Move fast and break (other people’s) things

Editor's Desk

Posted

I know which side of history I want to be on and it is that of family-owned newspapers and local businesses, not the Silicon Baronies.

When our history is told, the fecklessness and greed of monopolists like Sergey Brin, Mark Zuckerberg, Jeff Bezos, and Craig Newmark will make John D. Rockefeller and WalMart’s Walton Family shine like saints.

Even if you worship at Clayton Christensen’s altar of “creative disruption” where the Barons go for absolution, we cannot ignore this fact: the vitality of small communities requires us to hold hands with those who make the Olympic Peninsula home. Whether it’s the grocer, the shoe store or the ink-stained wretches who produce the paper you are holding, it is emphatically us against those who move fast and break other people’s things.

In the last decade, newsroom employment in the U.S. dropped from about 114,000 reporters, editors, photographers and videographers to fewer than 85,000. The result of that is that fewer and fewer watch dogs are keeping an eye on Congress, on state government, county courthouses and city hall. That down-trend matches the  startling down-trend in newspaper revenues: more than 50% since 200, according to a Pew study.

This did not happen by accident. Craigslist was created to demolish newsrooms nationwide with a loss-leader business to make one guy, Craig Newmark, fabulously wealthy. In every zip code across the country, he makes a steady drip of income from the few ad categories for which he does charge. It’s not a triumph of engineering. It’s a triumph of accounting: unburden classified ads of those pesky news staffers and you’ll end up, as he has, with millions to donate to conscience-salving organizations ... in the nation’s major cities. Ever seen a local donation from Craigslist?

At the same time Craigslist was scraping 40% of annual revenue (what classified ads used to generate) out of local newspapers, Brin and Zuckerberg began the greatest fence operation in history, stealing the products of every newsroom and selling targeted advertising around it as though it were their own.

Their “free” products built a huge audience, which is great for Zuckerberg and Brin. Through deeply intrusive surveillance and automation that yielded temptingly low ad rates, they gutted the other significant underpinnings of newsrooms: display ads and subscription fees. Local papers shrank with the local retailers that sustained them.
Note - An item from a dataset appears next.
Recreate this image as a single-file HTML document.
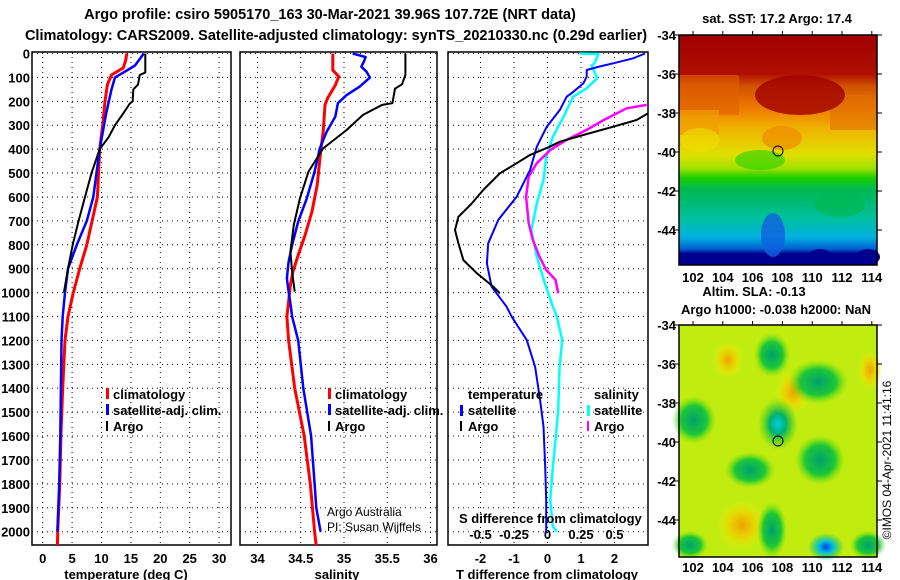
<!DOCTYPE html>
<html><head><meta charset="utf-8">
<style>
html,body{margin:0;padding:0;background:#fff;}
svg{display:block;font-family:"Liberation Sans",sans-serif;}
.b{font-weight:bold;font-size:13px;}
.t{font-weight:bold;font-size:14.5px;}
</style></head>
<body>
<svg id="chart" width="900" height="580" viewBox="0 0 900 580" xmlns="http://www.w3.org/2000/svg">
<defs>
<linearGradient id="sstg" x1="0" y1="0" x2="0" y2="1">
<stop offset="0" stop-color="#a00000"/><stop offset="0.17" stop-color="#b01000"/>
<stop offset="0.22" stop-color="#d05000"/><stop offset="0.33" stop-color="#f08000"/>
<stop offset="0.40" stop-color="#f0b000"/><stop offset="0.52" stop-color="#e0e000"/>
<stop offset="0.58" stop-color="#a0e000"/><stop offset="0.62" stop-color="#20d000"/>
<stop offset="0.67" stop-color="#00b850"/><stop offset="0.80" stop-color="#00c0a0"/>
<stop offset="0.88" stop-color="#00b0e0"/><stop offset="0.93" stop-color="#0060d0"/>
<stop offset="0.95" stop-color="#000090"/><stop offset="1" stop-color="#000090"/>
</linearGradient>
<radialGradient id="gblob"><stop offset="0" stop-color="#00a070"/><stop offset="0.6" stop-color="#00c040" stop-opacity="0.85"/><stop offset="1" stop-color="#60e000" stop-opacity="0"/></radialGradient>
<radialGradient id="cblob"><stop offset="0" stop-color="#00d0e0"/><stop offset="0.4" stop-color="#00b070"/><stop offset="1" stop-color="#40d000" stop-opacity="0"/></radialGradient>
<radialGradient id="oblob"><stop offset="0" stop-color="#f0a000"/><stop offset="0.5" stop-color="#f0d000" stop-opacity="0.8"/><stop offset="1" stop-color="#f0f000" stop-opacity="0"/></radialGradient>
<radialGradient id="bblob"><stop offset="0" stop-color="#0040e0"/><stop offset="0.4" stop-color="#00c0e0"/><stop offset="1" stop-color="#00c060" stop-opacity="0"/></radialGradient>
</defs>

<text class="t" x="330" y="19" text-anchor="middle">Argo profile: csiro 5905170_163 30-Mar-2021 39.96S 107.72E (NRT data)</text>
<text class="t" x="336" y="40" text-anchor="middle">Climatology: CARS2009. Satellite-adjusted climatology: synTS_20210330.nc (0.29d earlier)</text>

<g id="p1"></g>
<g id="p2"></g>
<g id="p3"></g>

<g class="b">
<rect x="106" y="388" width="3" height="11" fill="#f00"/><text x="113" y="399">climatology</text>
<rect x="106" y="404" width="3" height="11" fill="#00f"/><text x="113" y="415">satellite-adj. clim.</text>
<rect x="106" y="421" width="2" height="10" fill="#000"/><text x="113" y="431">Argo</text>
</g>
<g class="b">
<rect x="328" y="388" width="3" height="11" fill="#f00"/><text x="335" y="399">climatology</text>
<rect x="328" y="404" width="3" height="11" fill="#00f"/><text x="335" y="415">satellite-adj. clim.</text>
<rect x="328" y="421" width="2" height="10" fill="#000"/><text x="335" y="431">Argo</text>
</g>
<text x="327" y="516" font-size="12">Argo Australia</text>
<text x="327" y="531" font-size="12">PI: Susan Wijffels</text>
<g class="b">
<text x="468" y="399">temperature</text>
<rect x="460" y="405" width="3" height="11" fill="#00f"/><text x="468" y="415">satellite</text>
<rect x="460" y="421" width="2" height="10" fill="#000"/><text x="468" y="431">Argo</text>
<text x="594" y="399">salinity</text>
<rect x="587" y="405" width="3" height="11" fill="#0ff"/><text x="594" y="415">satellite</text>
<rect x="587" y="421" width="2" height="10" fill="#f0f"/><text x="594" y="431">Argo</text>
</g>
<text class="b" x="459" y="523">S difference from climatology</text>

<text class="b" x="126" y="579" text-anchor="middle">temperature (deg C)</text>
<text class="b" x="337" y="579" text-anchor="middle">salinity</text>
<text class="b" x="547" y="579" text-anchor="middle">T difference from climatology</text>

<text class="b" x="777" y="23" text-anchor="middle">sat. SST: 17.2 Argo: 17.4</text>
<g>
<rect x="679" y="35" width="198" height="230" fill="url(#sstg)"/>
<rect x="679" y="75" width="60" height="40" fill="#e06000" opacity="0.6"/>
<rect x="679" y="110" width="40" height="25" fill="#f0a000" opacity="0.7"/>
<rect x="830" y="95" width="47" height="35" fill="#e07000" opacity="0.6"/>
<ellipse cx="782" cy="138" rx="20" ry="12" fill="#f08000" opacity="0.6"/>
<ellipse cx="800" cy="95" rx="45" ry="20" fill="#a00000" opacity="0.8"/>
<ellipse cx="760" cy="160" rx="25" ry="10" fill="#20d000" opacity="0.6"/>
<ellipse cx="700" cy="140" rx="20" ry="12" fill="#f0e000" opacity="0.6"/>
<ellipse cx="840" cy="205" rx="25" ry="12" fill="#00b850" opacity="0.7"/>
<ellipse cx="773" cy="235" rx="12" ry="22" fill="#1060e0" opacity="0.8"/>
<ellipse cx="820" cy="257" rx="12" ry="8" fill="#000090"/>
<ellipse cx="868" cy="257" rx="12" ry="8" fill="#000090"/>
<circle cx="778" cy="151" r="5" fill="none" stroke="#000" stroke-width="1"/>
<rect x="679" y="35" width="198" height="230" fill="none" stroke="#000" stroke-width="1.5"/>
</g>
<text class="b" x="754" y="296" text-anchor="middle">Altim. SLA: -0.13</text>
<text class="b" x="776" y="314" text-anchor="middle">Argo h1000: -0.038 h2000: NaN</text>
<g>
<rect x="679" y="325" width="198" height="232" fill="#c0ec10"/>
<ellipse cx="728" cy="360" rx="15" ry="18" fill="url(#oblob)"/>
<ellipse cx="793" cy="392" rx="18" ry="22" fill="url(#oblob)"/>
<ellipse cx="742" cy="525" rx="25" ry="25" fill="url(#oblob)"/>
<ellipse cx="870" cy="370" rx="12" ry="20" fill="url(#oblob)"/>
<ellipse cx="772" cy="355" rx="18" ry="22" fill="url(#gblob)"/>
<ellipse cx="818" cy="382" rx="30" ry="22" fill="url(#gblob)"/>
<ellipse cx="694" cy="420" rx="22" ry="24" fill="url(#gblob)"/>
<ellipse cx="778" cy="424" rx="20" ry="26" fill="url(#cblob)"/>
<ellipse cx="820" cy="460" rx="25" ry="25" fill="url(#gblob)"/>
<ellipse cx="750" cy="470" rx="25" ry="18" fill="url(#gblob)"/>
<ellipse cx="772" cy="530" rx="15" ry="28" fill="url(#gblob)"/>
<ellipse cx="826" cy="547" rx="18" ry="14" fill="url(#bblob)"/>
<ellipse cx="690" cy="545" rx="18" ry="14" fill="url(#gblob)"/>
<ellipse cx="868" cy="545" rx="18" ry="14" fill="url(#gblob)"/>
<circle cx="778" cy="441" r="5" fill="none" stroke="#000" stroke-width="1"/>
<rect x="679" y="325" width="198" height="232" fill="none" stroke="#000" stroke-width="1.5"/>
</g>
<g id="mapaxes"></g>
<text x="891" y="460" font-size="12" text-anchor="middle" transform="rotate(-90 891 460)">©IMOS 04-Apr-2021 11:41:16</text>
</svg>
<script>
const depthTicks=[0,100,200,300,400,500,600,700,800,900,1000,1100,1200,1300,1400,1500,1600,1700,1800,1900,2000];
const tempTicks=[0,5,10,15,20,25,30];
const salTicks=[34,34.5,35,35.5,36];
const tdiffTicks=[-2,-1,0,1,2];
const sdiffTicks=[-0.5,-0.25,0,0.25,0.5];
const sdiffLabels=["-0.5","-0.25","0","0.25","0.5"];

const tClimD=[0,30,60,90,130,200,300,400,600,800,900,1000,1100,1200,1400,1600,1800,2000,2060];
const tClimV=[14.3,14.1,13.7,11.7,11.0,10.6,10.2,9.7,9.3,7.5,6.3,5.2,4.3,3.8,3.4,3.1,2.9,2.55,2.5];
const tSatD=[0,50,80,100,150,250,400,600,700,800,900,1000,1100,1200,1400,1600,1800,2000];
const tSatV=[17.2,15.7,13.7,12.3,11.7,10.8,9.7,8.6,7.5,5.8,4.3,3.8,3.4,3.2,3.1,3.0,2.8,2.5];
const tArgoD=[0,80,90,130,150,200,210,250,300,350,400,500,600,700,800,900,1000];
const tArgoV=[17.45,17.45,16.5,16.2,15.4,15.3,14.8,13.7,12.3,11.2,9.7,8.3,7.2,6.1,5.1,4.3,3.6];

const sClimD=[0,70,96,132,187,215,327,411,550,661,759,843,912,968,1038,1100,1200,1400,1600,1800,2000,2060];
const sClimV=[34.87,34.87,34.94,34.90,34.81,34.78,34.76,34.73,34.69,34.63,34.55,34.47,34.41,34.38,34.36,34.34,34.36,34.43,34.54,34.61,34.66,34.68];
const sSatD=[0,15,34,55,76,101,139,174,208,264,327,397,494,606,703,801,871,940,996,1044,1100,1200,1400,1600,1800,1900,2000];
const sSatV=[35.10,35.25,35.23,35.20,35.26,35.30,35.18,35.03,34.93,34.90,34.80,34.72,34.66,34.57,34.47,34.40,34.36,34.34,34.36,34.38,34.40,34.47,34.53,34.62,34.66,34.68,34.73];
const sArgoD=[0,90,129,147,208,215,257,320,397,494,606,717,829,912,996];
const sArgoV=[35.71,35.71,35.67,35.59,35.56,35.44,35.22,35.03,34.76,34.59,34.49,34.42,34.38,34.40,34.43];

const dtSatD=[0,20,41,54,69,97,125,160,181,236,306,390,487,599,696,794,878,975,1059,1101,1198,1310,1449,1560,1728,1867,2007];
const dtSatV=[2.91,2.56,1.96,1.57,1.17,1.17,1.07,0.77,0.57,0.37,-0.02,-0.32,-0.52,-0.92,-1.47,-1.77,-1.81,-1.67,-1.22,-1.07,-0.62,-0.37,-0.22,-0.12,-0.07,-0.04,-0.04];
const dtArgoD=[250,278,306,341,369,390,424,459,501,571,627,683,738,794,864,919,975,1003];
const dtArgoV=[3.0,2.66,1.96,1.07,0.37,0.07,-0.52,-0.92,-1.42,-1.92,-2.26,-2.66,-2.76,-2.66,-2.51,-2.11,-1.62,-1.42];
const dsSatD=[0,2,41,50,104,146,181,264,348,432,529,627,738,850,961,1059,1101,1198,1310,1491,1616,1728,1867,1979,2000];
const dsSatV=[0.24,0.38,0.35,0.33,0.37,0.29,0.19,0.12,0.04,-0.01,-0.03,-0.08,-0.12,-0.08,-0.02,0.04,0.07,0.11,0.09,0.08,0.06,0.04,0.02,0.04,0.07];
const dsArgoD=[215,229,278,320,362,404,459,515,599,710,780,850,905,947,1003];
const dsArgoV=[0.74,0.59,0.42,0.29,0.14,0.02,-0.08,-0.14,-0.16,-0.14,-0.11,-0.06,-0.01,0.06,0.08];

const lonTicks=[102,104,106,108,110,112,114];
const latTicks=[-34,-36,-38,-40,-42,-44];

const NS="http://www.w3.org/2000/svg";
const TOP=52,BOT=545;
const yD=d=>53.5+d*0.2391;
const xT=v=>42.7+v*5.88;
const xS=v=>257.5+(v-34)*86.5;
const xDT=v=>547.5+v*33.5;
const xDS=v=>547.5+v*134;
const mapX=l=>693+(l-102)*14.9;
const mapY1=l=>35+(-34-l)*19.5;
const mapY2=l=>325+(-34-l)*19.5;

function mk(tag,attrs,parent){const e=document.createElementNS(NS,tag);for(const k in attrs)e.setAttribute(k,attrs[k]);parent.appendChild(e);return e;}

function panel(g,x0,x1,xticks,xs,labels,showY){
  const clipId='c'+g.id;
  const cp=mk('clipPath',{id:clipId},g);mk('rect',{x:x0,y:TOP,width:x1-x0,height:BOT-TOP},cp);
  depthTicks.forEach(d=>{
    const l=mk('line',{x1:x0,x2:x1,y1:yD(d),y2:yD(d),stroke:'#000','stroke-width':1,'stroke-dasharray':'1,4'},g);
    
    
    if(showY){const t=mk('text',{x:30,y:yD(d)+5,'text-anchor':'end','class':'b'},g);t.textContent=d;
      
      }
  });
  xticks.forEach((v,i)=>{
    const l=mk('line',{x1:xs(v),x2:xs(v),y1:TOP,y2:BOT,stroke:'#000','stroke-width':1,'stroke-dasharray':'1,4'},g);
    
    
    const t=mk('text',{x:xs(v),y:563,'text-anchor':'middle','class':'b'},g);t.textContent=labels?labels[i]:v;
    
    
  });
  const f=mk('rect',{x:x0,y:TOP,width:x1-x0,height:BOT-TOP,fill:'none',stroke:'#000','stroke-width':1.5},g);
  
  
  return clipId;
}
function line(g,clip,D,V,xs,color,w,name){
  const pts=D.map((d,i)=>xs(V[i]).toFixed(1)+','+yD(d).toFixed(1)).join(' ');
  const p=mk('polyline',{points:pts,fill:'none',stroke:color,'stroke-width':w,'clip-path':'url(#'+clip+')','stroke-linejoin':'round'},g);
  
  
}
const p1=document.getElementById('p1'),p2=document.getElementById('p2'),p3=document.getElementById('p3');
const c1=panel(p1,32,231,tempTicks,xT,null,true);
line(p1,c1,tClimD,tClimV,xT,'#f00',3,'temp-climatology-line');
line(p1,c1,tSatD,tSatV,xT,'#00f',2.5,'temp-satellite-line');
line(p1,c1,tArgoD,tArgoV,xT,'#000',2,'temp-argo-line');
const c2=panel(p2,240,437,salTicks,xS,null,false);
line(p2,c2,sClimD,sClimV,xS,'#f00',3,'sal-climatology-line');
line(p2,c2,sSatD,sSatV,xS,'#00f',2.5,'sal-satellite-line');
line(p2,c2,sArgoD,sArgoV,xS,'#000',2,'sal-argo-line');
const c3=panel(p3,448,648,tdiffTicks,xDT,null,false);
sdiffTicks.forEach((v,i)=>{const t=mk('text',{x:xDS(v),y:539,'text-anchor':'middle','class':'b'},p3);t.textContent=sdiffLabels[i];
  
  });
line(p3,c3,dsSatD,dsSatV,xDS,'#0ff',2.5,'sdiff-satellite-line');
line(p3,c3,dsArgoD,dsArgoV,xDS,'#f0f',2.5,'sdiff-argo-line');
line(p3,c3,dtSatD,dtSatV,xDT,'#00f',2,'tdiff-satellite-line');
line(p3,c3,dtArgoD,dtArgoV,xDT,'#000',2,'tdiff-argo-line');

const ma=document.getElementById('mapaxes');
[[mapY1,282],[mapY2,572]].forEach(([my,ly])=>{
  lonTicks.forEach(l=>{
    mk('line',{x1:mapX(l),x2:mapX(l),y1:my(-34),y2:my(-34)-4,stroke:'#000'},ma);
    const t=mk('text',{x:mapX(l),y:ly,'text-anchor':'middle','class':'b'},ma);t.textContent=l;
    
    
  });
  latTicks.forEach(l=>{
    mk('line',{x1:673,x2:679,y1:my(l),y2:my(l),stroke:'#000'},ma);
    mk('line',{x1:877,x2:882,y1:my(l),y2:my(l),stroke:'#000'},ma);
    const t=mk('text',{x:676,y:my(l)+5,'text-anchor':'end','class':'b'},ma);t.textContent=l;
    
    
  });
});
</script>
</body></html>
I challenge you to find one charity in Jefferson County that has collected more than $200 in any given year from Amazon Smile. Ask the Jefferson County Treasurer what is collected from Amazon or Google, which drift-net money from every zip code in the U.S. but only “do philanthropy” in New York and other cities where national media coverage makes them look beneficent.

I have asked both Amazon and the Bezos Family Foundation to share with me by-zip-code data on their giving. The Foundation declined and the corporation ignored the request. Even Wal-Mart, long a target of liberal activists, is more transparent than that, posting in every store the dozens of $100 donations it makes to Little Leagues and charity fund drives in most every zip code in the country.

That’s not window-dressing. In 2015, the last year for which I could find public data, Amazon Smile donated less than $13million while Wal-Mart donated $67million in cash to local organizations and $320million worldwide. Add in donations of goods and employee time and WalMart reported $1.4Billion (with a B) in global charitable giving.

I know...Bezos promises he’s going to give away $2billion...In Seattle, where the city sought to tax him to finance a campaign against homelessness. What about all of the little zip codes where Amazon does business every day, wiping out furniture stores, clothiers and book shops? What about Quilcene and Chimacum and Port Townsend?

We all participated, shopping on Amazon and networking on Facebook, but we can now all see the extent to which those companies knew more than we did about the problems they were creating and did not solve them.

Yes, technology makes anti-social Baronies inevitable, but must we reward them?

The dollars we spend with the Barons are never circulating in our community again, while our neighbors’ businesses doggedly go on paying wages, paying taxes and paying attention to the ways they can pitch in to help out when somebody needs help.

So, when we can, maybe we should side with local communities and local newspapers and not those who are amassing enormous personal wealth by moving fast and breaking other people’s things.

Dean Miller is the new editor of The Leader.